When buying an investment property, many people tend to make a mental beeline straight towards the rental value of the place. If this is an investment property, chances are you will be renting it out, and therefore the rental value of the area is important, but it’s not everything. If you get a house in a good neighborhood with a mid-to-high average rental value but the house is lower quality than the rest in the area, you might have trouble renting it out without lowering the rent, thereby making the average rent less applicable. If you don’t want to deal with tenants all day, consider Brighton Property Management from Marshall White for your personal beach-side buffer-zone needs, but to avoid problems with tenants altogether, read through our list of things to look for in a investment property.
What’s Underneath Counts
It’s not on the top of everyone’s priority list when it comes to buying a house, but the foundations the house is built on are very important. A house built on solid, study foundations, for instance, shouldn’t have any problems standing the test of time. A house whose concrete base was poured onto clay, however, might find their house shifting in bad ways in heavy rain. That’s just one example, but it’s always worth asking the question of your real estate agent BEFORE buying a house to find out if you’ll be paying costly repairs in the near future, or if your money is safe in your investment property.
Your Safety First
Another thing to consider is yours and your tenants safety. If you’re buying in a neighborhood with steadily growing crime statistics, you can expect to experience some form of crime in that neighborhood. With growing rates of crime, a neighborhood becomes less desirable to rent or buy in, so you may have trouble even getting back what you paid in the first place. The lower price might seem worth it, and it’s true that trends like increasing crime sometimes diminish, however is that a million dollar risk you’re willing to take?
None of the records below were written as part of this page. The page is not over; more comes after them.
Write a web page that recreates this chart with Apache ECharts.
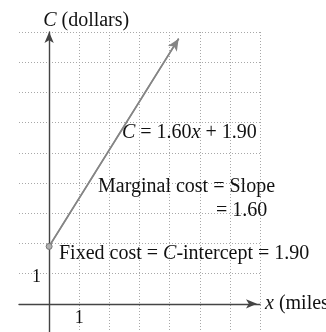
<!DOCTYPE html>
<html>
<head>
<meta charset="utf-8">
<style>
  html, body { margin: 0; padding: 0; background: #fff; }
  #chart { width: 326px; height: 332px; }
</style>
<script src="https://cdn.jsdelivr.net/npm/echarts@6/dist/echarts.min.js"></script>
</head>
<body>
<div id="chart"></div>
<script>
// Cost line C = 1.60x + 1.90 (taxi fare per mile)
const milesX = [0, 4.3];
const costC = [1.9, 8.78];
const intercept = 1.9;
const slope = 1.6;
// only the unit tick is labelled on each axis
const xTickLabels = [1];
const yTickLabels = [1];

const SERIF = '"Liberation Serif", "DejaVu Serif", serif';
const chart = echarts.init(document.getElementById('chart'), null, { renderer: 'canvas' });

const linePoints = milesX.map((x, i) => [x, costC[i]]);
const gridDots = { color: '#a8a8a8', type: [1, 2], width: 1 };

chart.setOption({
  backgroundColor: '#ffffff',
  animation: false,
  grid: { left: 19, right: 66, top: 32, bottom: -2, containLabel: false, outerBoundsMode: 'none' },
  xAxis: {
    type: 'value', min: -1, max: 7, interval: 1,
    name: '{i|x} (miles)',
    nameLocation: 'end', nameGap: 5,
    nameTextStyle: {
      fontFamily: SERIF, fontSize: 20, color: '#111', align: 'left', verticalAlign: 'middle',
      rich: { i: { fontFamily: SERIF, fontSize: 20, fontStyle: 'italic', color: '#111' } }
    },
    axisLine: { onZero: true, lineStyle: { color: '#444', width: 1.4 }, symbol: ['none', 'arrow'], symbolSize: [7, 11], symbolOffset: [0, -3] },
    axisTick: { show: false },
    splitLine: { show: true, showMinLine: false, lineStyle: gridDots },
    // labels sit just under the zero line
    axisLabel: {
      fontFamily: SERIF, fontSize: 18, color: '#111', margin: -25,
      formatter: v => xTickLabels.includes(v) ? String(v) : ''
    }
  },
  yAxis: {
    type: 'value', min: -1, max: 9, interval: 1,
    name: '{i|C} (dollars)',
    nameLocation: 'end', nameGap: 1,
    nameTextStyle: {
      fontFamily: SERIF, fontSize: 20, color: '#111', align: 'left', padding: [0, 0, 0, -6],
      rich: { i: { fontFamily: SERIF, fontSize: 20, fontStyle: 'italic', color: '#111' } }
    },
    axisLine: { onZero: true, lineStyle: { color: '#444', width: 1.4 }, symbol: ['none', 'arrow'], symbolSize: [7, 11] },
    axisTick: { show: false },
    splitLine: { show: true, lineStyle: gridDots },
    // labels sit just left of the zero line, a little below their gridline
    axisLabel: {
      fontFamily: SERIF, fontSize: 18, color: '#111', margin: -22,
      verticalAlign: 'top', lineHeight: 8,
      formatter: v => yTickLabels.includes(v) ? String(v) : ''
    }
  },
  series: [{
    type: 'line',
    data: linePoints.map((p, i) => ({
      value: p,
      symbol: i === 0 ? 'circle' : 'none',
      symbolSize: 6
    })),
    lineStyle: { color: '#858585', width: 1.6 },
    itemStyle: { color: '#b0b0b0', borderColor: '#777', borderWidth: 1 },
    z: 5,
    markLine: {
      silent: true,
      symbol: ['none', 'arrow'],
      symbolSize: [8, 12],
      label: { show: false },
      lineStyle: { color: '#858585', width: 1.6, type: 'solid' },
      data: [[{ coord: linePoints[0] }, { coord: linePoints[linePoints.length - 1] }]]
    }
  }],
  graphic: [
    {
      type: 'text', left: 122, top: 123, z: 10,
      style: {
        text: '{i|C} = 1.60{i|x} + 1.90',
        font: '20px ' + SERIF, fill: '#111',
        rich: { i: { font: 'italic 20px ' + SERIF, fill: '#111' } }
      }
    },
    {
      type: 'text', left: 98, top: 177, z: 10,
      style: { text: 'Marginal cost = Slope', font: '20px ' + SERIF, fill: '#111' }
    },
    {
      type: 'text', left: 216, top: 201, z: 10,
      style: { text: '= ' + slope.toFixed(2), font: '20px ' + SERIF, fill: '#111' }
    },
    {
      type: 'text', left: 59, top: 244, z: 10,
      style: {
        text: 'Fixed cost = {i|C}-intercept = ' + intercept.toFixed(2),
        font: '20px ' + SERIF, fill: '#111',
        rich: { i: { font: 'italic 20px ' + SERIF, fill: '#111' } }
      }
    }
  ]
});
</script>
</body>
</html>
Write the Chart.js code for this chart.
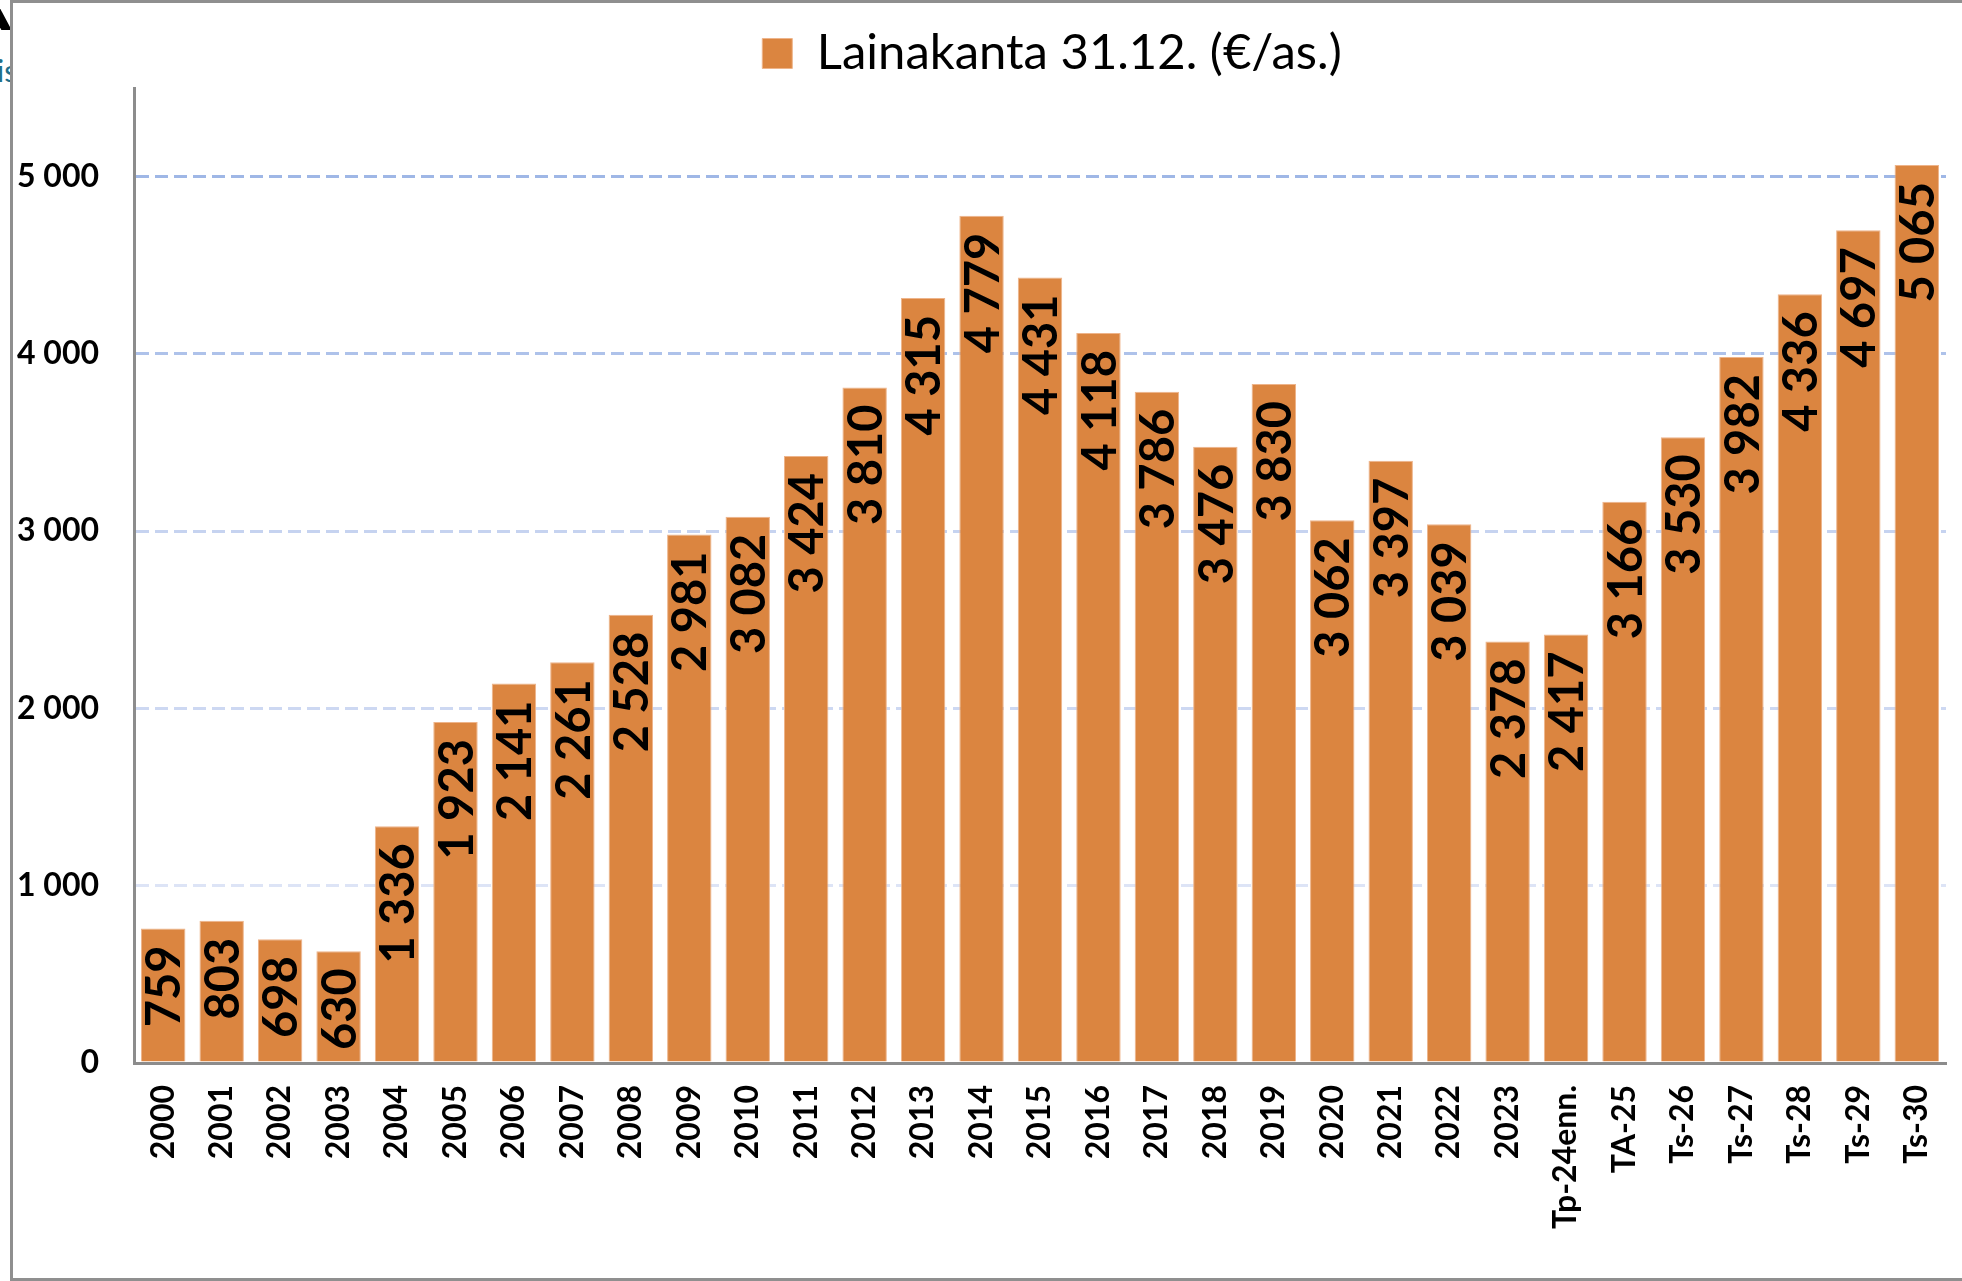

Plans All Year, Every Year
Making sure the house you buy is a house you would want to live in is important in ascertaining if someone else will want to live in it. If you buy a house in the middle of nowhere you might not get much interest in it at all, and if you shell out two to three times as much for a house in the middle of the city, will the increased interest be worth the cost? Try to find a house in the middle zone. Somewhere near a beach, or near restaurants, to give people something to do at the house they rent from you, while not breaking the bank for a central hub house. Remember to take into consideration the changing seasons as well. Will that fireplace be as appealing on a sweltering hot forty-degree day? Will that huge pool in the backyard be a drawback that might send people away? It’s best to pick a house that has charm and is near to things of entertainment, like the ocean or a shopping center, that way the fault falls to the house less often, and you don’t end up paying for pool repairs.
Buying an investment property is a great problem to have, but a problem it usually is. Lots of planning and emotion goes into buying your first house, which makes it hard and easy. If you love a place, you get it. An investment property has to be more logical and less emotional, but it’s important to remember the people that will be living in it are looking for their home too.